Whichever way you look at it, tax credits don’t represent a simple subsidy to corporations (except in the cases I mention in my next blog). Some corporations will benefit from them of course, but at most a small fraction of the total cost of the tax credit scheme.

Some of the cost will go in administrative costs, lost incentives and economic inefficiencies. If any unintended group is likely to benefit it will be consumers (which means everyone) who get cheaper stuff, but mostly the scheme will help low-paid workers.


One reason some people are distrustful of the left is that they deem them incoherent or incompetent when it comes to economics and policy and I fear that campaigns like this do not do the egalitarian cause much good.

Saturday, 4 July 2015

UK Inheritance tax - why on earth do a lot of people support the proposals even though they shouldn't?

I could write lots of different pieces explaining why the recently leaked inheritance tax changes are economically foolish and make our society less just.

For example, the changes might further heat the dysfunctional housing market—even the rabidly libertarian “Tax Payers Alliance” have queried the wisdom of a policy that gives a tax break to one class of investments—housing.
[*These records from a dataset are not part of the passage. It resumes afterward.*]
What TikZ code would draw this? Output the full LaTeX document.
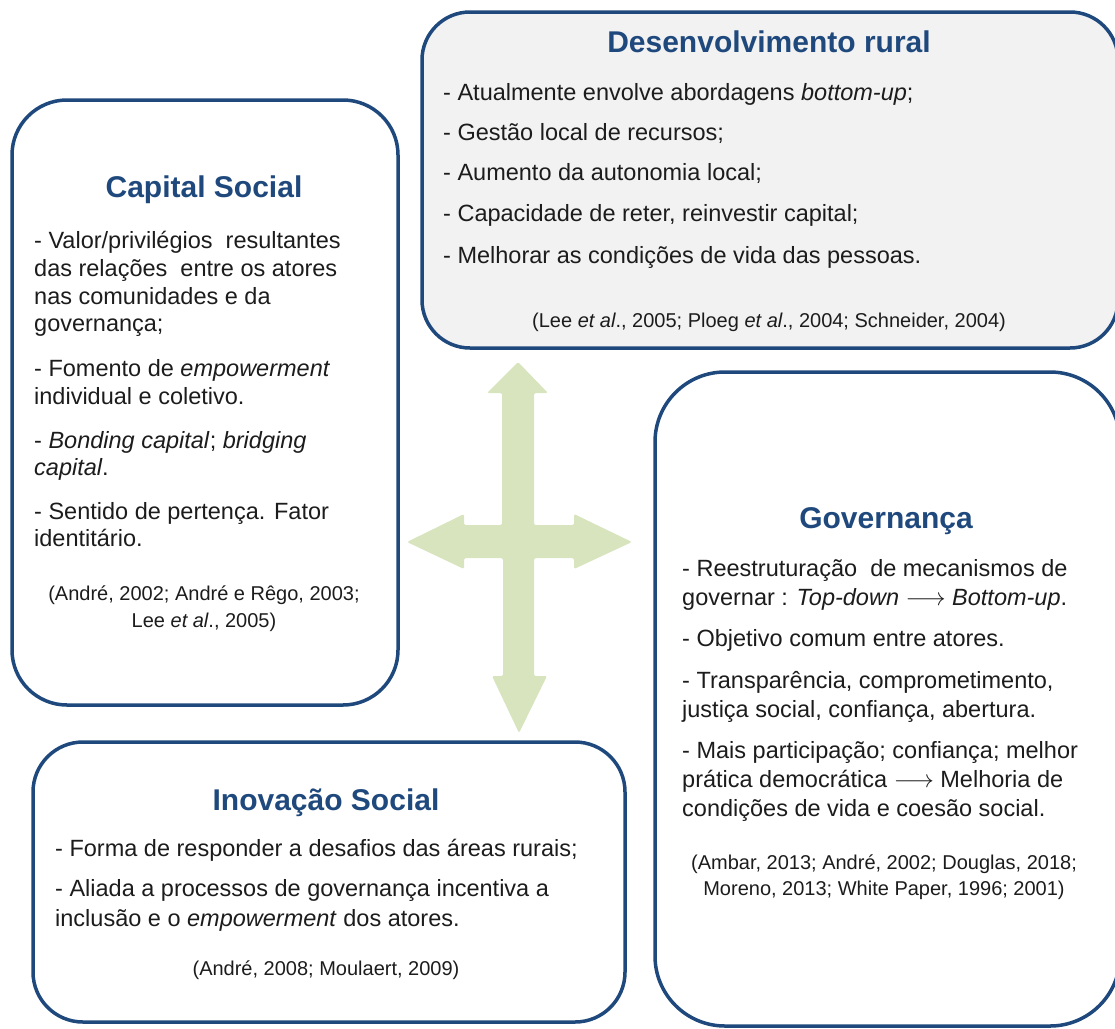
\documentclass[tikz,border=0pt]{standalone}
\usepackage{fontspec}
\setmainfont{Liberation Sans}
\definecolor{dkblue}{HTML}{1F497D}
\definecolor{txt}{HTML}{1C1C1C}
\definecolor{arrowgreen}{HTML}{D7E4BD}
\definecolor{boxgray}{HTML}{F2F2F2}
\begin{document}
\begin{tikzpicture}[x=1pt,y=-1pt,
  box/.style={draw=dkblue, line width=3.5pt, inner sep=0pt},
  ttl/.style={font=\fontsize{30}{36}\selectfont\bfseries, text=dkblue, anchor=base, inner sep=0pt},
  ln/.style={font=\fontsize{23.5}{28}\selectfont, text=txt, anchor=base west, inner sep=0pt},
  cit/.style={font=\fontsize{20}{24}\selectfont, text=txt, anchor=base, inner sep=0pt}]
\useasboundingbox (0,0) rectangle (1115,1028);
\clip (0,0) rectangle (1115,1028);

% four-way arrow
\fill[arrowgreen, rounded corners=1.5pt] (518,362) -- (548,393) -- (534,393) -- (534,525) -- (574,525) -- (574,514) -- (632,542) -- (574,569) -- (574,558) -- (534,558) -- (534,676) -- (547,676) -- (519,733) -- (492,676) -- (503,676) -- (503,558) -- (464,558) -- (464,569) -- (407,542) -- (464,514) -- (464,525) -- (502,525) -- (502,393) -- (487,393) -- cycle;

% boxes
\node[box, rounded corners=55pt, minimum width=386pt, minimum height=605pt] (cs) at (205,402.5) {};
\node[box, fill=boxgray, rounded corners=48pt, minimum width=696pt, minimum height=336pt] (dr) at (770,180) {};
\node[box, rounded corners=70pt, minimum width=465pt, minimum height=654pt] (gv) at (887.5,699) {};
\node[box, rounded corners=50pt, minimum width=592pt, minimum height=280pt] (is) at (329,882) {};

% Capital Social
\node[ttl] (cst) at (204,197) {Capital Social};
\node[ln] (cs1) at (34,248) {- Valor/privilégios~ resultantes};
\node[ln] (cs2) at (34,276) {das relações~ entre os atores};
\node[ln] (cs3) at (34,304) {nas comunidades e da};
\node[ln] (cs4) at (34,331) {governança;};
\node[ln] (cs5) at (34,376) {- Fomento de \textit{empowerment}};
\node[ln] (cs6) at (34,404) {individual e coletivo.};
\node[ln] (cs7) at (34,448) {- \textit{Bonding capital}; \textit{bridging}};
\node[ln] (cs8) at (34,475) {\textit{capital}.};
\node[ln] (cs9) at (34,519) {- Sentido de pertença. Fator};
\node[ln] (cs10) at (34,546) {identitário.};
\node[cit] (csc1) at (204,600) {(André, 2002; André e Rêgo, 2003;};
\node[cit] (csc2) at (204,627) {Lee \textit{et al}., 2005)};

% Desenvolvimento rural
\node[ttl] (drt) at (769,52) {Desenvolvimento rural};
\node[ln] (dr1) at (443,100) {- Atualmente envolve abordagens \textit{bottom-up};};
\node[ln] (dr2) at (443,140) {- Gestão local de recursos;};
\node[ln] (dr3) at (443,180) {- Aumento da autonomia local;};
\node[ln] (dr4) at (443,221) {- Capacidade de reter, reinvestir capital;};
\node[ln] (dr5) at (443,263) {- Melhorar as condições de vida das pessoas.};
\node[cit] (drc) at (769,327) {(Lee \textit{et al}., 2005; Ploeg \textit{et al}., 2004; Schneider, 2004)};

% Governanca
\node[ttl] (gvt) at (886,528) {Governança};
\node[ln] (gv1) at (682,576) {- Reestruturação~ de mecanismos de};
\node[ln] (gv2) at (682,605) {governar : \textit{Top-down} $\longrightarrow$ \textit{Bottom-up}.};
\node[ln] (gv3) at (682,646) {- Objetivo comum entre atores.};
\node[ln] (gv4) at (682,688) {- Transparência, comprometimento,};
\node[ln] (gv5) at (682,717) {justiça social, confiança, abertura.};
\node[ln] (gv6) at (682,758) {- Mais participação; confiança; melhor};
\node[ln] (gv7) at (682,787) {prática democrática $\longrightarrow$ Melhoria de};
\node[ln] (gv8) at (682,816) {condições de vida e coesão social.};
\node[cit] (gvc1) at (884,869) {(Ambar, 2013; André, 2002; Douglas, 2018;};
\node[cit] (gvc2) at (884,895) {Moreno, 2013; White Paper, 1996; 2001)};

% Inovacao Social
\node[ttl] (ist) at (326,810) {Inovação Social};
\node[ln] (is1) at (55,856) {- Forma de responder a desafios das áreas rurais;};
\node[ln] (is2) at (55,896) {- Aliada a processos de governança incentiva a};
\node[ln] (is3) at (55,926) {inclusão e o \textit{empowerment} dos atores.};
\node[cit] (isc) at (326,975) {(André, 2008; Moulaert, 2009)};
\end{tikzpicture}
\end{document}
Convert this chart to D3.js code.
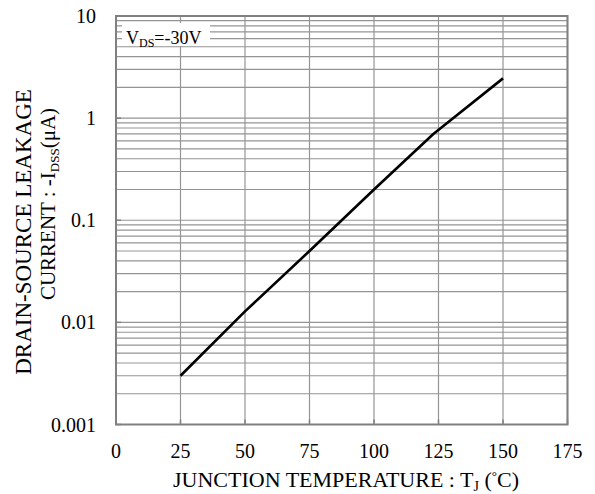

If anything, governments should be doing everything in their power to make housing cheaper not more expensive.

The important fact is that it is reduction of the tax taken on the most obvious of all tax bases – unearned income. And why? To benefit a relatively small number of people who are children of the wealthy.

What I will write instead is about how on earth people will go along with it. Why won’t people be rioting on the streets against a policy that makes no sense in terms of economics or fairness?

Well, the right-wing press such as The Daily Express and Daily Mail have predictably come out very strongly in favour of it. The argument is that people who have paid tax on something shouldn’t have to pay it again, but this is nonsense.

Even an egalitarian such as me would argue that people should be able to keep their property unless it was a matter of national concern that it be taxed or compulsorily purchased. Inheritance tax is not such a tax, however. It is just a crude way to tax beneficiaries in the most convenient way for governments. A more principled approach would be to tax the recipients of bequests but also substantial gifts, as would be done with an accessions tax or my own tax proposals.

If we get rid of the double taxation argument, then, what is left? My theory to explain how the right-wing press can hoodwink its readers into supporting a mad proposal like this is by tapping into a feudalist vein in British thinking.

House ownership is a big part of the recent British psyche (or is it psyschie?) and it represents a major part of many people’s self-identity. They are lords of their suburban castles. British (perhaps English) people buy into the regressive idea of a class system much more than any other country. And what do feudal lords do? They pass their castle onto their children (well, first born male, but the whole edifice breaks down when moving into the modern economic world anyway).

Inheritance tax doesn't even stop anyone from passing their house onto their offspring anyway. Even if the estate did not have the liquid assets to cover the tax this would not stop the squire from taking ownership of the house. They would simply have to pay the difference between the value of the house and the inheritance tax due.

So under the existing (extremely generous) system a widow with one child who dies with only an 800k house to their name at present would have a 60k tax liability. The child would have to find 60k to buy a very expensive house. If they haven’t saved up the money they could just get a mortgage to cover the difference.

No one would provide an intellectual justification for feudalism, but I think that vestiges of this line of thinking are the only reason that people would support the latest IHT changes. Is this really where we are? People supporting terrible policies that almost certainly won’t benefit them or the country as a whole ‘because feudalism’?